## start

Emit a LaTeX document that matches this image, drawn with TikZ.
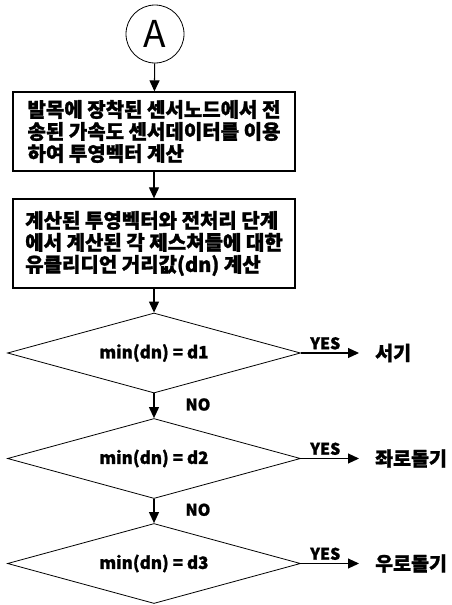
\documentclass[tikz,border=0pt]{standalone}
\usepackage{fontspec}
\setmainfont{Noto Sans CJK KR}[BoldFeatures={FakeBold=1.2}]
\usetikzlibrary{shapes.geometric,arrows.meta}
\begin{document}
\begin{tikzpicture}[x=1pt,y=-1pt,
  every node/.style={inner sep=0pt},
  arr/.style={draw, line width=1.1pt, -{Triangle[length=11pt,width=10pt]}},
  procbox/.style={draw, line width=1.3pt, minimum width=282pt, align=left, font=\bfseries\fontsize{20}{22}\selectfont},
  decision/.style={draw, line width=0.8pt, diamond, aspect=3.66, minimum width=293pt, minimum height=80pt, font=\bfseries\fontsize{17}{20}\selectfont},
  lbl/.style={font=\bfseries\fontsize{16}{18}\selectfont},
  res/.style={anchor=west, font=\bfseries\fontsize{19.5}{22}\selectfont}]
\useasboundingbox (0,0) rectangle (452,605);
\node[draw, circle, line width=0.8pt, minimum size=58pt, font=\fontsize{37}{39}\selectfont] (A) at (155,34) {A};
\node[procbox, minimum height=79pt] (b1) at (154,131.5) {발목에 장착된 센서노드에서 전\\송된 가속도 센서데이터를 이용\\하여 투영벡터 계산};
\node[procbox, minimum height=89pt] (b2) at (154,243.5) {계산된 투영벡터와 전처리 단계\\에서 계산된 각 제스쳐들에 대한\\유클리디언 거리값(dn) 계산};
\node[decision] (d1) at (154,353) {min(dn) = d1};
\node[decision] (d2) at (154,458.5) {min(dn) = d2};
\node[decision] (d3) at (154,563.5) {min(dn) = d3};
\coordinate (e1) at (359,353);
\coordinate (e2) at (359,458.5);
\coordinate (e3) at (359,563.5);
\node[res] (r1) at (375,353) {서기};
\node[res] (r2) at (375,458.5) {좌로돌기};
\node[res] (r3) at (375,563.5) {우로돌기};
\draw[arr] (A) -- (b1);
\draw[arr] (b1) -- (b2);
\draw[arr] (b2) -- (d1);
\draw[arr] (d1) -- node[lbl, right=31pt, pos=0.45] {NO} (d2);
\draw[arr] (d2) -- node[lbl, right=31pt, pos=0.45] {NO} (d3);
\draw[arr] (d1.east) -- node[lbl, above=3pt, pos=0.42] {YES} (e1);
\draw[arr] (d2.east) -- node[lbl, above=3pt, pos=0.42] {YES} (e2);
\draw[arr] (d3.east) -- node[lbl, above=3pt, pos=0.42] {YES} (e3);
\end{tikzpicture}
\end{document}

## end

Task goal:
Repeat verbatim all the material, but not the pictures.

Solution below:
Emit a LaTeX document that matches this image, drawn with TikZ.
\documentclass[tikz,border=0pt]{standalone}
\usepackage{fontspec}
\setmainfont{Noto Sans CJK KR}[BoldFeatures={FakeBold=1.2}]
\usetikzlibrary{shapes.geometric,arrows.meta}
\begin{document}
\begin{tikzpicture}[x=1pt,y=-1pt,
  every node/.style={inner sep=0pt},
  arr/.style={draw, line width=1.1pt, -{Triangle[length=11pt,width=10pt]}},
  procbox/.style={draw, line width=1.3pt, minimum width=282pt, align=left, font=\bfseries\fontsize{20}{22}\selectfont},
  decision/.style={draw, line width=0.8pt, diamond, aspect=3.66, minimum width=293pt, minimum height=80pt, font=\bfseries\fontsize{17}{20}\selectfont},
  lbl/.style={font=\bfseries\fontsize{16}{18}\selectfont},
  res/.style={anchor=west, font=\bfseries\fontsize{19.5}{22}\selectfont}]
\useasboundingbox (0,0) rectangle (452,605);
\node[draw, circle, line width=0.8pt, minimum size=58pt, font=\fontsize{37}{39}\selectfont] (A) at (155,34) {A};
\node[procbox, minimum height=79pt] (b1) at (154,131.5) {발목에 장착된 센서노드에서 전\\송된 가속도 센서데이터를 이용\\하여 투영벡터 계산};
\node[procbox, minimum height=89pt] (b2) at (154,243.5) {계산된 투영벡터와 전처리 단계\\에서 계산된 각 제스쳐들에 대한\\유클리디언 거리값(dn) 계산};
\node[decision] (d1) at (154,353) {min(dn) = d1};
\node[decision] (d2) at (154,458.5) {min(dn) = d2};
\node[decision] (d3) at (154,563.5) {min(dn) = d3};
\coordinate (e1) at (359,353);
\coordinate (e2) at (359,458.5);
\coordinate (e3) at (359,563.5);
\node[res] (r1) at (375,353) {서기};
\node[res] (r2) at (375,458.5) {좌로돌기};
\node[res] (r3) at (375,563.5) {우로돌기};
\draw[arr] (A) -- (b1);
\draw[arr] (b1) -- (b2);
\draw[arr] (b2) -- (d1);
\draw[arr] (d1) -- node[lbl, right=31pt, pos=0.45] {NO} (d2);
\draw[arr] (d2) -- node[lbl, right=31pt, pos=0.45] {NO} (d3);
\draw[arr] (d1.east) -- node[lbl, above=3pt, pos=0.42] {YES} (e1);
\draw[arr] (d2.east) -- node[lbl, above=3pt, pos=0.42] {YES} (e2);
\draw[arr] (d3.east) -- node[lbl, above=3pt, pos=0.42] {YES} (e3);
\end{tikzpicture}
\end{document}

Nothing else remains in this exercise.